Jennifer Dziura writes life coaching advice weekly here on TheGloss, and career coaching advice Fridays on TheGrindstone.
I once went on a two-week hiking/camping trip over a stretch of the Appalachian Trail. I did not train for this trip. I did, however, make numerous trips to Asian grocery stores to buy dehydrated everything (vegetarian squid made out of yam flour, with tentacle-suckers painted on!), enough to feed three people for several days.
The first night out, I made sushi rice with seaweed and sesame seeds over an open fire. It was fun! Then I slept in a sleeping bag on top of a bunch of rocks and roots.

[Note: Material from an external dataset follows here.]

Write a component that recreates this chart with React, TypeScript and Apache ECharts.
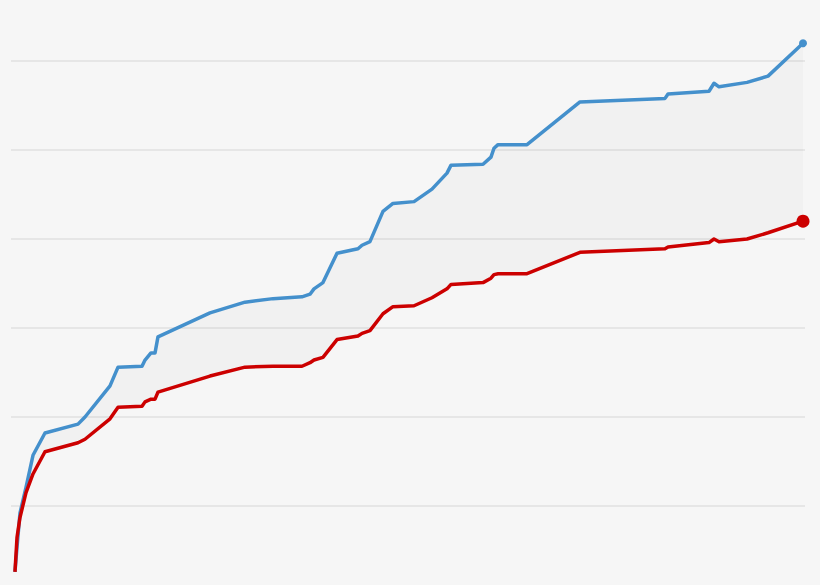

Fuck you, roots!
Then we got up, ate peanut butter on crackers, and started walking uphill. It would be hours of this before I got to make shirataki noodle soup with wakame and freeze-dried shrimp. I despise walking uphill! Also, seeing a bunch of treetops from the top of a mountain is not nearly as exciting as they tell you it’s going to be, even if there’s a sunset. The sunset just means that soon you’ll be freezing your ass off on the top of a mountain.
I bailed for the nearest town and hiked to a bus station, leaving behind the groceries (and a world of pain!)

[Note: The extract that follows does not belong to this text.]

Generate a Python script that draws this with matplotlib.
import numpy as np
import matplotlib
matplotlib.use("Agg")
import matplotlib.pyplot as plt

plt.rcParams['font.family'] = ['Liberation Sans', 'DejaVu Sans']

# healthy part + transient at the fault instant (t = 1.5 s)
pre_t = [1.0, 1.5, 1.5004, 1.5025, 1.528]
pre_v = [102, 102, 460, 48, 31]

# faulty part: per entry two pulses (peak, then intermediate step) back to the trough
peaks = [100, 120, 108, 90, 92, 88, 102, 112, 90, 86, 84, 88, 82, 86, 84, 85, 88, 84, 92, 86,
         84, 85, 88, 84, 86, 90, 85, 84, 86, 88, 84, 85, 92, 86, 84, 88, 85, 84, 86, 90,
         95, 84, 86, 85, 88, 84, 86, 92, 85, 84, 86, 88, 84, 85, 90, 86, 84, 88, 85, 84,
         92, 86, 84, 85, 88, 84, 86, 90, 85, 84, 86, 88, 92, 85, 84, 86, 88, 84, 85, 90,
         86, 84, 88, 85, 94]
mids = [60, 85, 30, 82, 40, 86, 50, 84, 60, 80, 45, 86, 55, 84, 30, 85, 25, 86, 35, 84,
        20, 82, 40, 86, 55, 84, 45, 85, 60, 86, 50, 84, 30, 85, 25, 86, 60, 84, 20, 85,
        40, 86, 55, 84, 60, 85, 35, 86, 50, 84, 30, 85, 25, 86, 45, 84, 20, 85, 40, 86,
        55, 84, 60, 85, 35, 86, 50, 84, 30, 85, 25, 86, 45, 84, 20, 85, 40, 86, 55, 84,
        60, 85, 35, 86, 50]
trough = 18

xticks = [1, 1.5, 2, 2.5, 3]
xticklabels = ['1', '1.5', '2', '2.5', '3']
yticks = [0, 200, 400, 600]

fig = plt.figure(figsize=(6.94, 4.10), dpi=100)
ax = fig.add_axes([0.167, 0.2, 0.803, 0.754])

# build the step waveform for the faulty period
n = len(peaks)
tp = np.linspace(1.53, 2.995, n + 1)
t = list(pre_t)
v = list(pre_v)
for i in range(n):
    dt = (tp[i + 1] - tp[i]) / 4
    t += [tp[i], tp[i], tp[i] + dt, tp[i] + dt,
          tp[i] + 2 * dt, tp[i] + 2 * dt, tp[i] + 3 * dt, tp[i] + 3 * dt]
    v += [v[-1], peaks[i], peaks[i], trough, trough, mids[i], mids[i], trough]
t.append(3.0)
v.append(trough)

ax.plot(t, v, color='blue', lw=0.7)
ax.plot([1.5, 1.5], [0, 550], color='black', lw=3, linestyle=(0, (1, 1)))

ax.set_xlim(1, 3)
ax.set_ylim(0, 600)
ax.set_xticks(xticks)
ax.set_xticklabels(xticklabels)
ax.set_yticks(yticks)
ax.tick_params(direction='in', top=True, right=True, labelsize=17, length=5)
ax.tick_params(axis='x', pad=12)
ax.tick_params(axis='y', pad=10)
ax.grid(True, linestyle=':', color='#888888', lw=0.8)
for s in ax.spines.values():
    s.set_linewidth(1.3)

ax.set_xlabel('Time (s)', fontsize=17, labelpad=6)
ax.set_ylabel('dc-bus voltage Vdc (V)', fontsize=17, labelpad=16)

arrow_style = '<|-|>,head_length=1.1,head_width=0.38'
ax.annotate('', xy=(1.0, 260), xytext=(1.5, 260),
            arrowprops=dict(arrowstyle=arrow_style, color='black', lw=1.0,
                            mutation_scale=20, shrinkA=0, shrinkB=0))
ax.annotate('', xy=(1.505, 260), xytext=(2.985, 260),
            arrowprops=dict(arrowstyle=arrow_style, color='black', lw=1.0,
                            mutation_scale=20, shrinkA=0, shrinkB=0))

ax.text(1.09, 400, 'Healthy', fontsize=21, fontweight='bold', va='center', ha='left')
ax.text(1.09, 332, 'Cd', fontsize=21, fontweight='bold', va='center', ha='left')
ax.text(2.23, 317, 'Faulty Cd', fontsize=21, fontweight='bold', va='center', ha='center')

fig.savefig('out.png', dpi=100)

At some point in life, you have to decide whether being able to survive in the wilderness — or a postapocalyptic world — is important to you. If so, you might move to Montana and get a ranch, which you defend with guns, which you obviously know how to shoot. Once you know how to defend yourself with a gun, well, wouldn’t it be ironic if you needed a gun and weren’t carrying one? So then you start packing. At this point, you’re really not going to get a job at Goldman Sachs. You have to make some decisions.
At the other extreme, you have your stereotypical effete New Yorker who has no food in her house and cannot function without a cell phone, the Internet, credit cards, takeout, and a concierge. (She complains that the flooding has ruined her blowout! When she tries to volunteer for a relief effort, she is told that her social media management skills are not needed! Ha ha ha. I exaggerate, of course.)

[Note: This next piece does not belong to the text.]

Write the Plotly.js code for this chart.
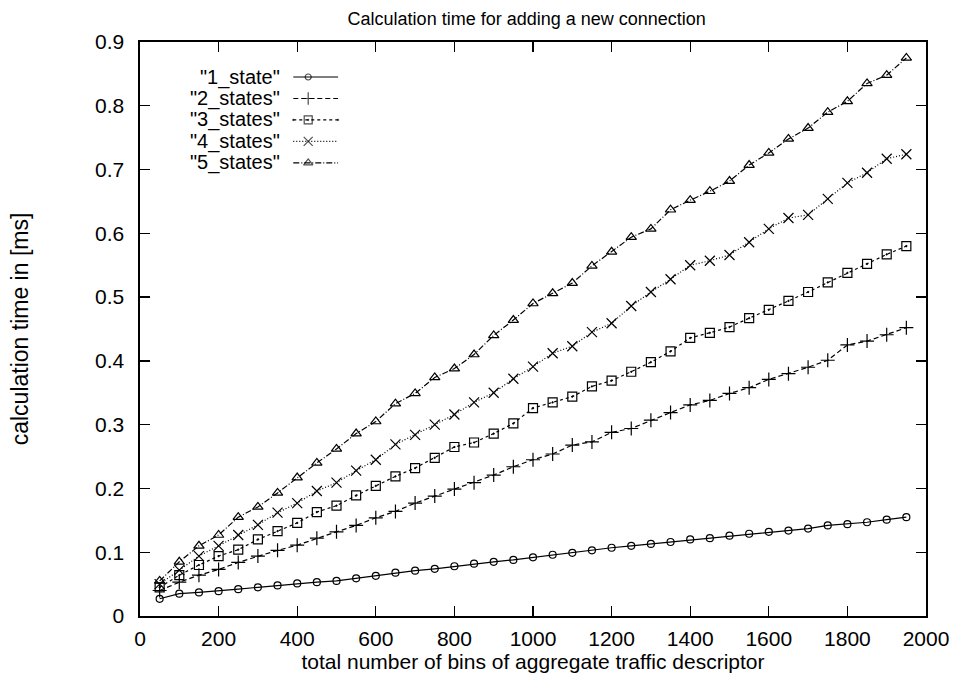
<!DOCTYPE html>
<html>
<head>
<meta charset="utf-8">
<script src="https://cdn.plot.ly/plotly-3.0.1.min.js"></script>
<style>html,body{margin:0;padding:0;background:#fff;}#chart{width:956px;height:677px;}</style>
</head>
<body>
<div id="chart"></div>
<script>
// ---- data ----
const bins = [50,100,150,200,250,300,350,400,450,500,550,600,650,700,750,800,850,900,950,1000,
              1050,1100,1150,1200,1250,1300,1350,1400,1450,1500,1550,1600,1650,1700,1750,1800,1850,1900,1950];
const state1 = [0.027,0.035,0.037,0.039,0.042,0.045,0.048,0.051,0.053,0.055,0.059,0.063,0.068,0.071,0.074,0.078,0.082,0.085,0.088,0.092,
                0.096,0.099,0.103,0.107,0.110,0.113,0.116,0.120,0.122,0.126,0.129,0.132,0.134,0.137,0.142,0.144,0.147,0.151,0.155];
const states2 = [0.040,0.053,0.064,0.073,0.084,0.094,0.103,0.111,0.122,0.132,0.142,0.154,0.164,0.177,0.188,0.199,0.209,0.221,0.234,0.245,
                 0.254,0.268,0.273,0.288,0.294,0.307,0.319,0.331,0.338,0.349,0.358,0.371,0.380,0.390,0.401,0.425,0.431,0.441,0.452];
const states3 = [0.045,0.064,0.080,0.094,0.104,0.120,0.133,0.146,0.163,0.173,0.189,0.204,0.219,0.232,0.248,0.265,0.272,0.286,0.302,0.326,
                 0.335,0.344,0.360,0.369,0.383,0.398,0.415,0.436,0.444,0.453,0.467,0.480,0.494,0.508,0.523,0.538,0.552,0.567,0.580];
const states4 = [0.050,0.072,0.094,0.110,0.127,0.143,0.162,0.177,0.196,0.209,0.228,0.245,0.269,0.284,0.300,0.316,0.335,0.350,0.372,0.391,
                 0.412,0.423,0.445,0.459,0.486,0.508,0.528,0.550,0.557,0.566,0.586,0.607,0.624,0.629,0.654,0.679,0.695,0.717,0.724];
const states5 = [0.055,0.085,0.110,0.127,0.155,0.171,0.193,0.217,0.240,0.262,0.286,0.305,0.333,0.349,0.374,0.388,0.410,0.440,0.464,0.490,
                 0.506,0.522,0.549,0.571,0.594,0.607,0.637,0.652,0.666,0.682,0.707,0.726,0.748,0.765,0.790,0.807,0.835,0.848,0.875];
const seriesNames = ['"1_state"','"2_states"','"3_states"','"4_states"','"5_states"'];
const xTickVals = [0,200,400,600,800,1000,1200,1400,1600,1800,2000];
const yTickVals = [0,0.1,0.2,0.3,0.4,0.5,0.6,0.7,0.8,0.9];

// ---- styles ----
const seriesY = [state1, states2, states3, states4, states5];
const dashes = ['solid','5px,3px','3px,3px','1px,2px','6px,2px,1px,2px'];
const symbols = ['circle-open','cross-thin-open','square-open-dot','x-thin-open','triangle-up-open'];
const sizes = [7,10,9,10,9];
const FONT = 'Liberation Sans, Arial, Helvetica, sans-serif';

const traces = seriesY.map((ys, i) => ({
  type: 'scatter', mode: 'lines+markers', x: bins, y: ys, name: seriesNames[i],
  line: {color: '#000', width: 1.2, dash: dashes[i]},
  marker: {symbol: symbols[i], size: sizes[i], color: '#000', line: {color: '#000', width: 1.2}},
  showlegend: false, cliponaxis: false
}));

// gnuplot-style legend (text left, sample right), on an overlay axis in [0,1]
const legX0 = 0.195, legXm = 0.214, legX1 = 0.252, legTop = 0.939, legStep = 0.0374, legTextX = 0.181;
const annotations = [];
seriesNames.forEach((nm, i) => {
  const yy = legTop - i * legStep;
  traces.push({
    type: 'scatter', mode: 'lines+markers', x: [legX0, legXm, legX1], y: [yy, yy, yy],
    xaxis: 'x2', yaxis: 'y2', hoverinfo: 'skip', showlegend: false,
    line: {color: '#000', width: 1.2, dash: dashes[i]},
    marker: {symbol: symbols[i], size: [0, sizes[i] - 1, 0], color: '#000', line: {color: '#000', width: 1.2}}
  });
  annotations.push({
    xref: 'paper', yref: 'paper', x: legTextX, y: yy, xanchor: 'right', yanchor: 'middle',
    text: nm, showarrow: false, font: {family: FONT, size: 20, color: '#000'}
  });
});

const axisCommon = {
  showgrid: false, zeroline: false, showline: true, linecolor: '#000', linewidth: 1.6,
  mirror: 'ticks', ticks: 'inside', ticklen: 10, tickwidth: 1.4, tickcolor: '#000',
  tickfont: {family: FONT, size: 21, color: '#000'}
};

const layout = {
  width: 956, height: 677,
  margin: {l: 140, r: 30, t: 42, b: 61},
  paper_bgcolor: '#fff', plot_bgcolor: '#fff',
  title: {text: 'Calculation time for adding a new connection', x: 0.492, xref: 'paper', xanchor: 'center',
          y: 0.973, yref: 'container', yanchor: 'middle', font: {family: FONT, size: 18, color: '#000'}},
  xaxis: Object.assign({}, axisCommon, {
    range: [0, 2000], tickmode: 'array', tickvals: xTickVals, ticklabelstandoff: 3,
    title: {text: 'total number of bins of aggregate traffic descriptor', standoff: 0,
            font: {family: FONT, size: 21, color: '#000'}}
  }),
  yaxis: Object.assign({}, axisCommon, {
    range: [0, 0.9], tickmode: 'array', tickvals: yTickVals, ticktext: yTickVals.map(v => String(v)),
    ticklabelstandoff: 10,
    title: {text: 'calculation time in [ms]', standoff: 60, font: {family: FONT, size: 23, color: '#000'}}
  }),
  xaxis2: {overlaying: 'x', range: [0, 1], visible: false, fixedrange: true},
  yaxis2: {overlaying: 'y', range: [0, 1], visible: false, fixedrange: true},
  annotations: annotations,
  showlegend: false
};

Plotly.newPlot('chart', traces, layout, {displayModeBar: false, staticPlot: true});
</script>
</body>
</html>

You can try to play the middle. I am led to believe that a lot of tech people in San Francisco and Colorado do outdoorsy stuff on the weekends (whitewater rafting is an excellent way to escape a terrorist attack). Men who become very, very rich through their business exploits do seem to turn to extreme outdoor sports nearly as often as they turn to, say, cars and classic cocktails as hobbies. (Richard Branson types: either they’re getting hot-stone massages on a boat while drinking sake, or they’ve grown shrub-like beards and are pressuring local guides to climb much further up Kilimanjaro than it is really safe to under current weather conditions.)
If you grew up on a farm and then moved to the big city and mastered all the social and professional conventions, you may have the best of both worlds.